Saturday, October 03, 2009

the kindest of men--Rocky

Yesterday Rocky took my mother to Target and to Bed Bath & Beyond. She hasn't been shopping in four months so it was a major buying trip and yes, he spent hours pushing the cart around and making trips to the car. And then he took us all to dinner. Later he restocked her supply of bottled water and hooked up her HDTV cables. Rocky loves my mother and anytime she need something he's there.

Christopher West, the Catholic sexologist probably wouldn't be too impressed but I'm so grateful to have such a good, kind man for my husband.

Earlier this week a woman I know mentioned that she showed her husband a job posting that would, if he got it, take him to Iraq or Afghanistan for a year. She said she'd miss him but all the bills and a good chunk of the mortgage could be paid off. My reaction was to think that she was kidding, then it was to wonder WTH was wrong with her. I just looked at her while she excitedly talked about the job.

Now granted, Rocky and I have a very different relationship than she and her husband do and we have only been apart for about two weeks in the last 21 years (I had to go to South Carolina to take care of some family business and he couldn't get off from work) but I can't imagine --not on my worst most bitchy day actually wanting him to go to a war zone (bombs, fire, dead buddies, possibly getting your head sawed off) to fix our finances. I feel sorry for that woman's husband, who already has a job that he apparently likes by the way, and I hope his feelings weren't hurt. A loving husband is more than just a paycheck.

10 comments:

Lola said...

I really feel sorry for their family.

I hope that once they get 'caught up' that they never put themselves in such a situation that entering a warzone looks like a solution.

I had a neighbor who was looking forward to a 'contractors' job in Iraq. He was a deeply in debt. His sweet wife and baby were to move far away to live with relatives in order to save even more money in his absence. The sole purpose was to earn enough money to get out of debt, set a little aside and on his return buy a little house. He had a twinkle in his eye at their moving sale looking forward to no longer shouldering crushing debt.

Enbrethiliel said...

+JMJ+

Dymphna, you and your husband are very blessed to have better options than the other couple you know--and other couples I can think of. (Your only two weeks apart remind me of Paul and Linda McCartney, though they beat your record by one week.

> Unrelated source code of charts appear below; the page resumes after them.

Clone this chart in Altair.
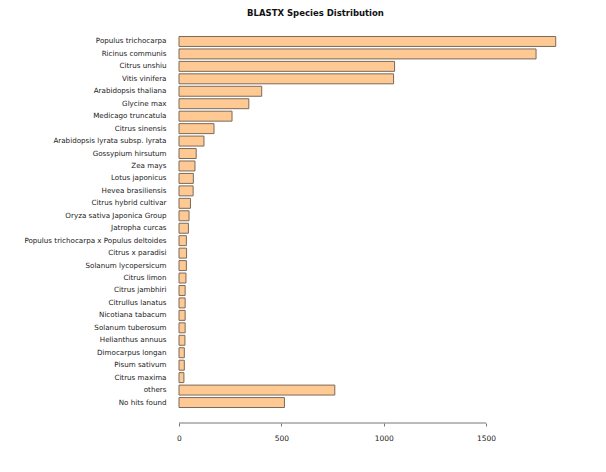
import altair as alt
import pandas as pd

species = [
    "Populus trichocarpa", "Ricinus communis", "Citrus unshiu", "Vitis vinifera",
    "Arabidopsis thaliana", "Glycine max", "Medicago truncatula", "Citrus sinensis",
    "Arabidopsis lyrata subsp. lyrata", "Gossypium hirsutum", "Zea mays",
    "Lotus japonicus", "Hevea brasiliensis", "Citrus hybrid cultivar",
    "Oryza sativa Japonica Group", "Jatropha curcas",
    "Populus trichocarpa x Populus deltoides", "Citrus x paradisi",
    "Solanum lycopersicum", "Citrus limon", "Citrus jambhiri", "Citrullus lanatus",
    "Nicotiana tabacum", "Solanum tuberosum", "Helianthus annuus",
    "Dimocarpus longan", "Pisum sativum", "Citrus maxima", "others", "No hits found",
]
counts = [
    1840, 1744, 1053, 1048, 404, 341, 259, 171, 122, 84, 78, 70, 69, 56, 49, 46,
    36, 37, 36, 34, 30, 30, 30, 30, 29, 26, 26, 24, 761, 515,
]
tick_values = [0, 500, 1000, 1500]

df = pd.DataFrame({"species": species, "count": counts})
axis_df = pd.DataFrame({"start": [tick_values[0]], "end": [tick_values[-1]]})

W, H = 389, 376
FONT = "DejaVu Sans"

x_scale = alt.Scale(domain=[0, 1900], nice=False, zero=True)

bars = alt.Chart(df).mark_bar(
    fill="#FFC994", stroke="#7A6A5A", strokeWidth=1
).encode(
    x=alt.X("count:Q", scale=x_scale,
            axis=alt.Axis(values=tick_values, title=None, domain=False, grid=False,
                          tickColor="#777", tickSize=3, offset=13, labelPadding=8,
                          labelFlush=False,
                          labelFont=FONT, labelFontSize=7.5, labelColor="#222",
                          format="d")),
    y=alt.Y("species:N", sort=species,
            scale=alt.Scale(paddingInner=0.2, paddingOuter=0.2),
            axis=alt.Axis(title=None, domain=False, ticks=False, labelPadding=13,
                          labelFont=FONT, labelFontSize=7.15, labelColor="#222",
                          labelLimit=300)),
)

axis_line = alt.Chart(axis_df).mark_rule(color="#777", strokeWidth=1).encode(
    x=alt.X("start:Q", scale=x_scale),
    x2="end:Q",
    y=alt.value(H + 13),
)

chart = alt.layer(bars, axis_line).properties(
    width=W, height=H,
    autosize=alt.AutoSizeParams(type="none"),
    padding={"left": 171, "top": 26, "right": 30, "bottom": 40},
    title=alt.TitleParams("BLASTX Species Distribution", font=FONT, fontSize=8.5,
                          fontWeight="bold", color="#111", anchor="middle",
                          dx=-58, offset=17),
).configure_view(stroke=None)

chart.save("out.html", embed_options={"renderer": "svg", "actions": False})
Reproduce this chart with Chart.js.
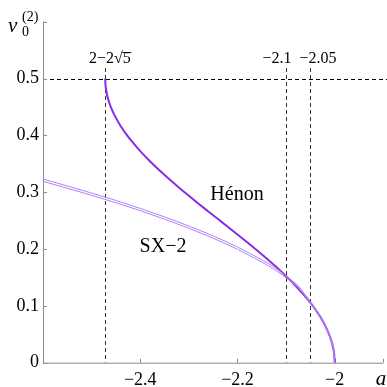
<!DOCTYPE html>
<html>
<head>
<meta charset="utf-8">
<script src="https://cdn.jsdelivr.net/npm/chart.js@4"></script>
<style>
  html, body { margin: 0; padding: 0; background: #fff; }
  #wrap { width: 387px; height: 387px; }
</style>
</head>
<body>
<div id="wrap"><canvas id="nuChart" width="387" height="387"></canvas></div>
<script>
// parameter a and rotation number of the period-2 orbit
const henonA  = [-2.472, -2.4715, -2.471, -2.468, -2.464, -2.46, -2.45, -2.44, -2.43, -2.42, -2.40, -2.38, -2.36, -2.34, -2.32, -2.30, -2.28, -2.26, -2.24, -2.22, -2.20, -2.18, -2.16, -2.14, -2.12, -2.10, -2.08, -2.06, -2.05, -2.04, -2.03, -2.02, -2.015, -2.01, -2.005, -2.003, -2.001, -2.0];
const henonNu = [0.5, 0.4896, 0.4853, 0.4707, 0.4584, 0.449, 0.4308, 0.4161, 0.4035, 0.3923, 0.3723, 0.3545, 0.338, 0.3226, 0.3079, 0.2937, 0.2798, 0.2662, 0.2527, 0.2392, 0.2256, 0.2119, 0.1978, 0.1833, 0.1682, 0.152, 0.135, 0.116, 0.1057, 0.0941, 0.0812, 0.0659, 0.057, 0.0465, 0.0328, 0.0254, 0.0147, 0];

// SX-2 is drawn as a thin double line
const sxA   = [-2.6, -2.55, -2.5, -2.45, -2.4, -2.35, -2.3, -2.25, -2.2, -2.15, -2.125, -2.1, -2.075, -2.05, -2.03, -2.015, -2.005, -2.001, -2.0];
const sxNu1 = [0.323, 0.311, 0.2985, 0.2855, 0.2715, 0.2565, 0.2405, 0.223, 0.2035, 0.181, 0.1685, 0.1525, 0.135, 0.1065, 0.0815, 0.0575, 0.033, 0.015, 0];
const sxNu2 = [0.319, 0.307, 0.2945, 0.2815, 0.2675, 0.2525, 0.2365, 0.219, 0.1995, 0.177, 0.1645, 0.1495, 0.132, 0.1045, 0.0795, 0.0555, 0.031, 0.013, 0];

const xTicks = [-2.4, -2.2, -2.0];
const yTicks = [0, 0.1, 0.2, 0.3, 0.4, 0.5];
const markA = [2 - 2 * Math.sqrt(5), -2.1, -2.05];

const pts = (xs, ys) => xs.map((x, i) => ({ x: x, y: ys[i] }));
const serif = '"Liberation Serif", "Times New Roman", Times, serif';
const minus = v => (v < 0 ? '\u2212' : '') + Math.abs(v);

const decor = {
  id: 'decor',
  beforeDatasetsDraw(chart) {
    const { ctx, chartArea: ca, scales: { x, y } } = chart;
    ctx.save();
    ctx.strokeStyle = '#000';
    ctx.lineWidth = 1;
    ctx.setLineDash([4, 3]);
    // horizontal line at 0.5
    const y5 = Math.round(y.getPixelForValue(0.5)) + 0.5;
    ctx.beginPath(); ctx.moveTo(ca.left, y5); ctx.lineTo(chart.width, y5); ctx.stroke();
    // vertical markers
    ctx.strokeStyle = '#333';
    markA.forEach(a => {
      const px = Math.round(x.getPixelForValue(a)) + 0.5;
      ctx.beginPath(); ctx.moveTo(px, 68); ctx.lineTo(px, ca.bottom); ctx.stroke();
    });
    ctx.setLineDash([]);
    // axes with inward ticks
    ctx.strokeStyle = '#8c8c8c';
    ctx.beginPath();
    ctx.moveTo(ca.left + 0.5, ca.top); ctx.lineTo(ca.left + 0.5, ca.bottom + 0.5);
    ctx.lineTo(ca.right, ca.bottom + 0.5);
    ctx.stroke();
    ctx.beginPath();
    yTicks.concat([0.6]).forEach(v => {
      const py = Math.round(y.getPixelForValue(v)) + 0.5;
      ctx.moveTo(ca.left, py); ctx.lineTo(ca.left + 4, py);
    });
    xTicks.concat([-1.9]).forEach(v => {
      const px = Math.round(x.getPixelForValue(v)) + 0.5;
      ctx.moveTo(px, ca.bottom); ctx.lineTo(px, ca.bottom - 4);
    });
    ctx.stroke();
    ctx.restore();
  },
  afterDraw(chart) {
    const { ctx } = chart;
    ctx.save();
    ctx.fillStyle = '#000';
    ctx.textBaseline = 'alphabetic';
    // marker labels
    ctx.font = '16px ' + serif;
    ctx.textAlign = 'left';
    const head = '2\u22122\u221A';
    const hw = ctx.measureText(head).width;
    const fw = ctx.measureText('5').width;
    const x0 = 89;
    ctx.fillText(head, x0, 63);
    ctx.fillText('5', x0 + hw, 63);
    ctx.fillRect(x0 + hw - 0.5, 52, fw + 1, 0.9);
    ctx.textAlign = 'center';
    ctx.fillText('\u22122.1', 277, 63);
    ctx.fillText('\u22122.05', 318, 63);
    // curve labels
    ctx.font = '20px ' + serif;
    ctx.fillText('H\u00e9non', 237, 200);
    ctx.fillText('SX\u22122', 163, 252);
    // axis titles
    ctx.font = 'italic 21px ' + serif;
    ctx.fillText('a', 381, 385);
    ctx.textAlign = 'left';
    ctx.fillText('\u03BD', 8, 32);
    ctx.font = '14px ' + serif;
    ctx.fillText('0', 22, 36);
    ctx.fillText('(2)', 22, 21);
    ctx.restore();
  }
};

new Chart(document.getElementById('nuChart'), {
  type: 'line',
  data: {
    datasets: [
      { data: pts(sxA, sxNu1), borderColor: '#b080f2', borderWidth: 1, pointRadius: 0, cubicInterpolationMode: 'monotone' },
      { data: pts(sxA, sxNu2), borderColor: '#b080f2', borderWidth: 1, pointRadius: 0, cubicInterpolationMode: 'monotone' },
      { data: pts(henonA, henonNu), borderColor: '#8a2be2', borderWidth: 2, pointRadius: 0, cubicInterpolationMode: 'monotone' }
    ]
  },
  options: {
    responsive: false,
    animation: false,
    events: [],
    layout: { padding: { top: 21.7, right: 3.7, left: 0, bottom: 0 } },
    plugins: { legend: { display: false }, tooltip: { enabled: false } },
    scales: {
      x: {
        type: 'linear', min: -2.6, max: -1.9,
        grid: { display: false, drawTicks: false, tickLength: 0 }, border: { display: false },
        afterBuildTicks: s => { s.ticks = xTicks.map(v => ({ value: v })); },
        afterFit: s => { s.height = 24.3; },
        ticks: { padding: 7, color: '#000', font: { family: serif, size: 18 }, maxRotation: 0,
                 callback: v => minus(Math.round(v * 10) / 10) }
      },
      y: {
        type: 'linear', min: 0, max: 0.6,
        grid: { display: false, drawTicks: false, tickLength: 0 }, border: { display: false },
        afterBuildTicks: s => { s.ticks = yTicks.map(v => ({ value: v })); },
        afterFit: s => { s.width = 43; },
        ticks: { padding: 4, color: '#000', font: { family: serif, size: 18 },
                 callback: v => v === 0 ? '0' : v.toFixed(1) }
      }
    }
  },
  plugins: [decor]
});
</script>
</body>
</html>
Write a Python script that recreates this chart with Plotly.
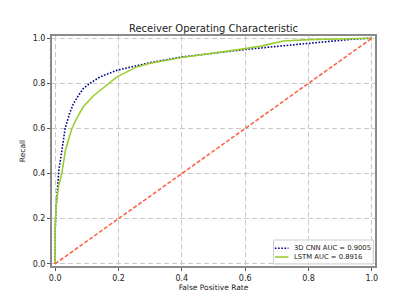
import plotly.graph_objects as go

cnn_fpr = [0, 0.0, 0.003, 0.008, 0.012, 0.021, 0.0315, 0.045, 0.058, 0.075, 0.089, 0.11, 0.142, 0.195, 0.25, 0.3, 0.4, 0.5, 0.6, 0.7, 0.8, 0.9, 0.95, 1.0]
cnn_tpr = [0, 0.15, 0.25, 0.35, 0.42, 0.50, 0.60, 0.665, 0.711, 0.75, 0.777, 0.80, 0.829, 0.858, 0.877, 0.892, 0.917, 0.934, 0.95, 0.964, 0.977, 0.99, 0.997, 1.0]

lstm_fpr = [0, 0, 0.003, 0.0105, 0.021, 0.032, 0.042, 0.053, 0.068, 0.089, 0.121, 0.142, 0.195, 0.258, 0.3, 0.4, 0.5, 0.6, 0.65, 0.7, 0.72, 0.8, 0.9, 1.0]
lstm_tpr = [0, 0.16, 0.254, 0.342, 0.40, 0.50, 0.55, 0.60, 0.645, 0.696, 0.745, 0.77, 0.829, 0.873, 0.889, 0.915, 0.933, 0.954, 0.965, 0.98, 0.988, 0.994, 0.998, 1.0]

diag = [0, 1]
tick_vals = [0.0, 0.2, 0.4, 0.6, 0.8, 1.0]

series_names = ["3D CNN AUC = 0.9005", "LSTM AUC = 0.8916"]
series_colors = ["#00008b", "#9acd32"]
series_dash = ["1.6px,1.6px", "solid"]

font = "DejaVu Sans"

fig = go.Figure()
fig.add_trace(go.Scatter(x=cnn_fpr, y=cnn_tpr, mode="lines", name=series_names[0], showlegend=False,
                         line=dict(color=series_colors[0], width=1.6, dash=series_dash[0])))
fig.add_trace(go.Scatter(x=lstm_fpr, y=lstm_tpr, mode="lines", name=series_names[1], showlegend=False,
                         line=dict(color=series_colors[1], width=1.6, dash=series_dash[1])))
fig.add_trace(go.Scatter(x=diag, y=diag, mode="lines", showlegend=False,
                         line=dict(color="#ff6347", width=1.6, dash="4px,2px")))

# compact legend (matplotlib-style) built in paper coordinates
fig.add_shape(type="rect", xref="paper", yref="paper", x0=0.686, x1=0.995, y0=0.009, y1=0.113,
              line=dict(color="#cccccc", width=1), fillcolor="rgba(255,255,255,0.85)", layer="above")
row_y = [0.077, 0.039]
for name, color, dash, yy in zip(series_names, series_colors, series_dash, row_y):
    fig.add_shape(type="line", xref="paper", yref="paper", x0=0.690, x1=0.732, y0=yy, y1=yy,
                  line=dict(color=color, width=1.6, dash=dash), layer="above")
    fig.add_annotation(xref="paper", yref="paper", x=0.743, y=yy, xanchor="left", yanchor="middle",
                       text=name, showarrow=False, font=dict(size=6.8, color="#222", family=font))

axis_common = dict(
    range=[-0.01, 1.01], tickvals=tick_vals, tickformat=".1f", automargin=False,
    showgrid=True, gridcolor="#c8c8c8", griddash="5px,3px", gridwidth=1,
    zeroline=False, showline=True, linecolor="#8a8a8a", linewidth=2, mirror=True,
    ticks="outside", ticklen=3, tickcolor="#555", tickfont=dict(size=8, color="#222", family=font),
)

fig.update_layout(
    width=408, height=291,
    margin=dict(l=44, r=41, t=28, b=33, autoexpand=False),
    paper_bgcolor="white", plot_bgcolor="white",
    title=dict(text="Receiver Operating Characteristic", x=0.5, xref="paper", xanchor="center",
               y=0.928, yanchor="middle", font=dict(size=10, color="#222", family=font),
               automargin=False),
    xaxis=dict(axis_common, title=dict(text="False Positive Rate", font=dict(size=7.5, color="#222", family=font), standoff=2)),
    yaxis=dict(axis_common, title=dict(text="Recall", font=dict(size=7.5, color="#222", family=font), standoff=6)),
    showlegend=False,
)

fig.write_html("out.html")
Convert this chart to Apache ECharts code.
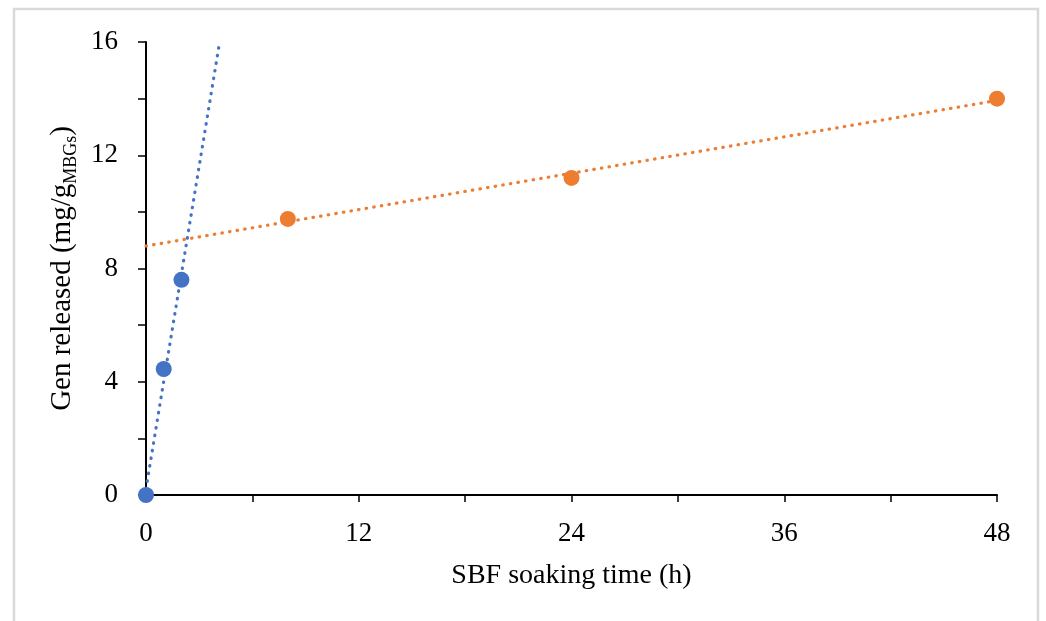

It is very common for Filipino families to split up because one parent takes a job in another country (or on a ship), which keeps him away from home for months or even years at a time. Public school education is pretty bad over here, and parents will sacrifice a great deal to send their children to private schools.

kimberley said...

Yes, I have read how hard it is for Filipinos working in Saudi Arabia. God Bless them.

Robert said...

I have a friend who has worked in Afghanistan. He tells me that foreign workers there live in well protected compounds. The woman's husband would not necessarily be exposed to "bombs, fire, dead buddies, possibly getting your head sawed off".
This same friend is having difficulties finding work in the US. He may have to go back to work overseas. He would not be happy about having to leave his wife and child here, but it may have to in order to pay the bills.
I think you may have been a bit harsh on the woman you mention.

Dymphna said...

Perhaps Robert, but I'd rather get a second job than ask my husband to go away for a year.

steve said...

I don't think Dymphna was hard on the husband at all; if anything, she was too easy on the wife. ;-) I mean c'mon, she was actively looking to send her husband overseas to a war zone and was gleeful about it. Now, I know that it is beneath Americans now-a-days to do things such as live below their means, avoid debt, or take a second or third job doing such horrible things as deliving pizza's or working at 7-11.

Going overseas for a year isn't really going to change their financial position as evidenced by Robert's friend. He is better off staying here with his family, working extra jobs (while looking for a better paying full time job), and reducing their spending habits. The guy is going to come back from his year-long contract to what??? nothing. He will be starting his career over from scratch. I would not be surprised that once those 'big contractor paychecks' start coming in, that their discretionary spending also goes up and they do not end up that much better off.

Vir Speluncae Catholicus said...

Your husband is a good man. I would imagine if you look in a Catholic dictionary under "Decent", you'll see his picture.

Mark P. Shea said...

Christopher West, the Catholic sexologist probably wouldn't be too impressed but I'm so grateful to have such a good, kind man for my husband.

Why do you choose to poison your praise of a good man with this absolutely irrelevant piece of cattiness?

Hans Georg Lundahl said...

@MPS - perhaps because, knowing her husband, she knows he won't mind? Or it may even make him smirk?

Hans Georg Lundahl said...

@Embrithiel "It is very common for Filipino families to split up because one parent takes a job in another country (or on a ship), which keeps him away from home for months or even years at a time. Public school education is pretty bad over here, and parents will sacrifice a great deal to send their children to private schools."

Is homeschooling illegal in the Filippines? (Or Philippines, to use English spelling?)